Vietnam: The new destination of choice for business - big and small - fleeing the worsening business conditions in China. Incredibly well positioned and endowed with such a long coastline and relatively industrious, educated population - not stuck in an entrenched, centuries-old caste system, the way for example Thailand and India are. Much Bitcoin trading goes on in Vietnam, but most of it through shady Vietnamese language Telegram and other social network apps, without the protection that Bisq can offer. The Vietnamese ding dong (VND) has been irresponsibly wrecked by the usual suspects, and all who come there instantly become millionaires in it... The rulers are unwise, militant, and prone to unpredictable, knee-jerk parroting of regulators in surrounding authoritarian territories. The Vietnamese language is impossibly difficult and different from English - both in pronunciation and for example in the insane number of personal pronouns. There is a great desire among the population and young elite to learn and speak English, but it's very difficult even for them to learn due to the languages being so different.

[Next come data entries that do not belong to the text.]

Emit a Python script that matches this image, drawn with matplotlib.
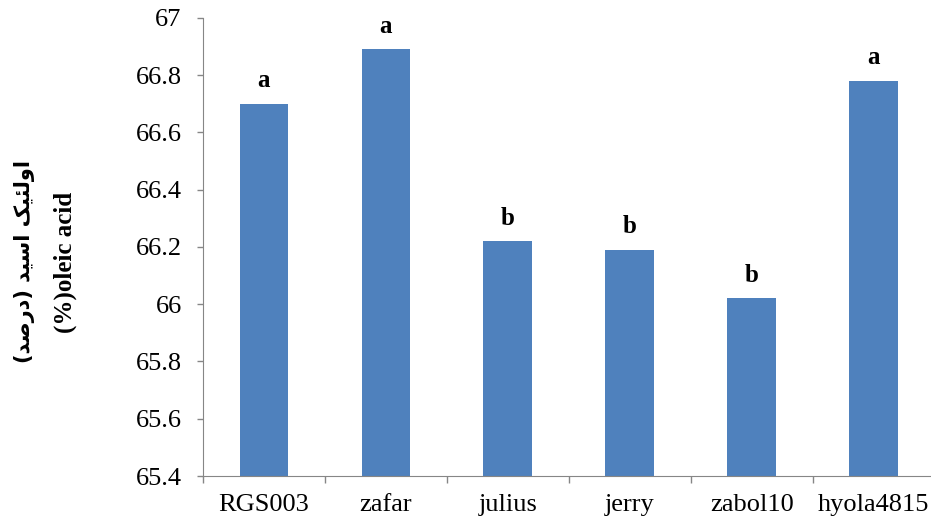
import numpy as np
import matplotlib.pyplot as plt

# داده‌ها
cultivars = ['RGS003', 'zafar', 'julius', 'jerry', 'zabol10', 'hyola4815']
oleic = [66.70, 66.89, 66.22, 66.19, 66.02, 66.78]
groups = ['a', 'a', 'b', 'b', 'b', 'a']
yticks = [65.4, 65.6, 65.8, 66, 66.2, 66.4, 66.6, 66.8, 67]
ylabel_fa = 'اولئیک اسید (درصد)'
ylabel_en = '(%)oleic acid'

# matplotlib does no Arabic shaping, so pick presentation forms by hand
# (isolated, final, initial, medial)
forms = {
    'ا': ('\uFE8D', '\uFE8E'), 'و': ('\uFEED', '\uFEEE'),
    'د': ('\uFEA9', '\uFEAA'), 'ر': ('\uFEAD', '\uFEAE'),
    'ل': ('\uFEDD', '\uFEDE', '\uFEDF', '\uFEE0'),
    'ئ': ('\uFE89', '\uFE8A', '\uFE8B', '\uFE8C'),
    'ی': ('\uFBFC', '\uFBFD', '\uFBFE', '\uFBFF'),
    'ک': ('\uFB8E', '\uFB8F', '\uFB90', '\uFB91'),
    'س': ('\uFEB1', '\uFEB2', '\uFEB3', '\uFEB4'),
    'ص': ('\uFEB9', '\uFEBA', '\uFEBB', '\uFEBC'),
}


def shape(s):
    out = []
    for i, c in enumerate(s):
        if c not in forms:
            out.append({'(': ')', ')': '('}.get(c, c))
            continue
        p = s[i - 1] if i > 0 else ''
        n = s[i + 1] if i + 1 < len(s) else ''
        join_prev = p in forms and len(forms[p]) == 4
        join_next = n in forms and len(forms[c]) == 4
        f = forms[c]
        if join_prev and join_next:
            g = f[3]
        elif join_prev:
            g = f[1]
        elif join_next:
            g = f[2]
        else:
            g = f[0]
        out.append(g)
    return ''.join(out[::-1])


plt.rcParams['font.family'] = ['Liberation Serif', 'DejaVu Sans']
fig = plt.figure(figsize=(9.31, 5.26), dpi=100)
ax = fig.add_axes([0.218, 0.095, 0.786, 0.871])

x = np.arange(len(cultivars))
ax.bar(x, np.array(oleic) - 65.4, bottom=65.4, width=0.4, color='#4F81BD', zorder=2)

for xi, v, g in zip(x, oleic, groups):
    ax.annotate(g, (xi, v), xytext=(0, 12), textcoords='offset points',
                ha='center', va='baseline', fontsize=18, fontweight='bold')

ax.set_ylim(65.4, 67)
ax.set_xlim(-0.5, 5.5)
ax.set_yticks(yticks)
ax.set_yticklabels([f'{t:g}' for t in yticks], fontsize=19)
ax.set_xticks(np.arange(-0.5, 6, 1))
ax.set_xticklabels([])
ax.set_xticks(x, minor=True)
ax.set_xticklabels(cultivars, minor=True, fontsize=19)
ax.tick_params(axis='x', which='minor', length=0, pad=13)
ax.tick_params(axis='x', which='major', length=5, color='#868686', width=1)
ax.tick_params(axis='y', length=4.3, color='#868686', width=1, pad=11)

for s in ['top', 'right']:
    ax.spines[s].set_visible(False)
for s in ['left', 'bottom']:
    ax.spines[s].set_color('#868686')

fig.text(25 / 931, 1 - 262 / 526, shape(ylabel_fa), rotation=90, ha='center', va='center',
         fontsize=15, fontweight='bold', family=['DejaVu Sans'])
fig.text(65 / 931, 1 - 262 / 526, ylabel_en, rotation=90, ha='center', va='center',
         fontsize=18, fontweight='bold')

plt.savefig('out.png', dpi=100)
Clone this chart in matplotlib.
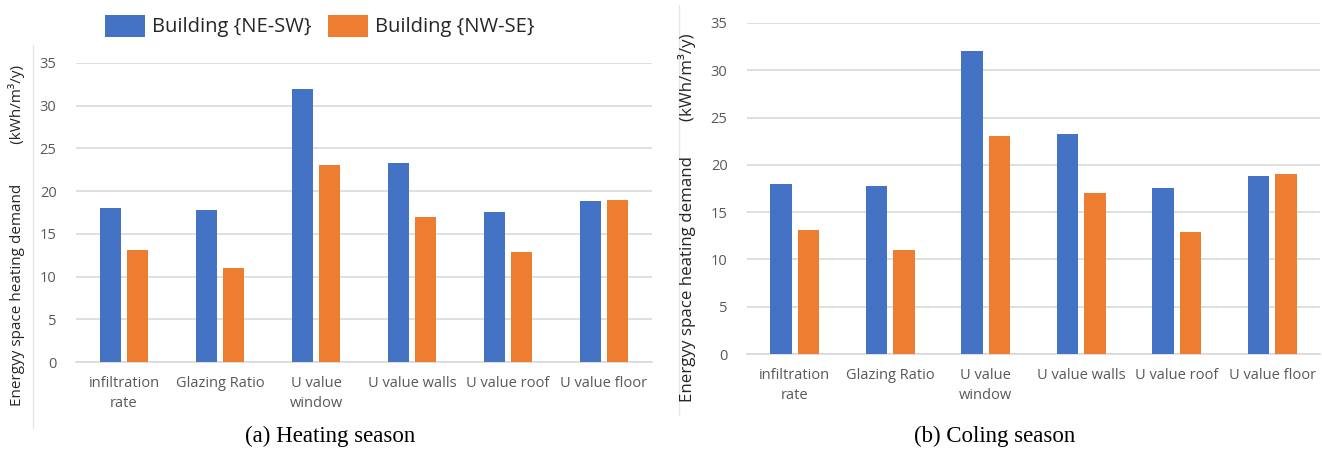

Russia: Basically continues to be a Franco-Pinochet style dictatorship, which is essentially in a geopolitical situation similar to that of Iran, but with more power and resources to cope with it. Much of the elite holds rather libertarian views, consistent with Bitcoin's core ideology, and has been the source of much libertarian thought for more than a hundred years - Kropotkin, Bakunin, etc. The RUR was of course demolished - yet again during our lifetime - in 2014. And it seems personal with the Russian leadership to be able to get out of the USD hegemony in some way they can control - same as it seems with the Iranians. Russians have been relatively active in Bitcoin from the OG days - second only to the Anglos and Germans maybe. The leadership is incredibly backwards and unenlightened, however, and could crack down on every kind of Bitcoin trading under any insane pretext. A lot of the educated population understands English enough to be able to use Bisq in it, but of course Cyrillic alphabet is significantly different and Russia is like the US in language conditions: one can travel through several time zones, and never need to use anything besides Russian. So, there's little incentive to learn English for those who don't travel out of Russia and former Soviet republics much...
That is our view, and why we consider it imperative for Bisq to gain every possible foothold in these markets, before the powers that should not be in them are able to consolidate their control over the Bitcoin trade. These Bisq translations are meant to facilitate Bisq advancement there.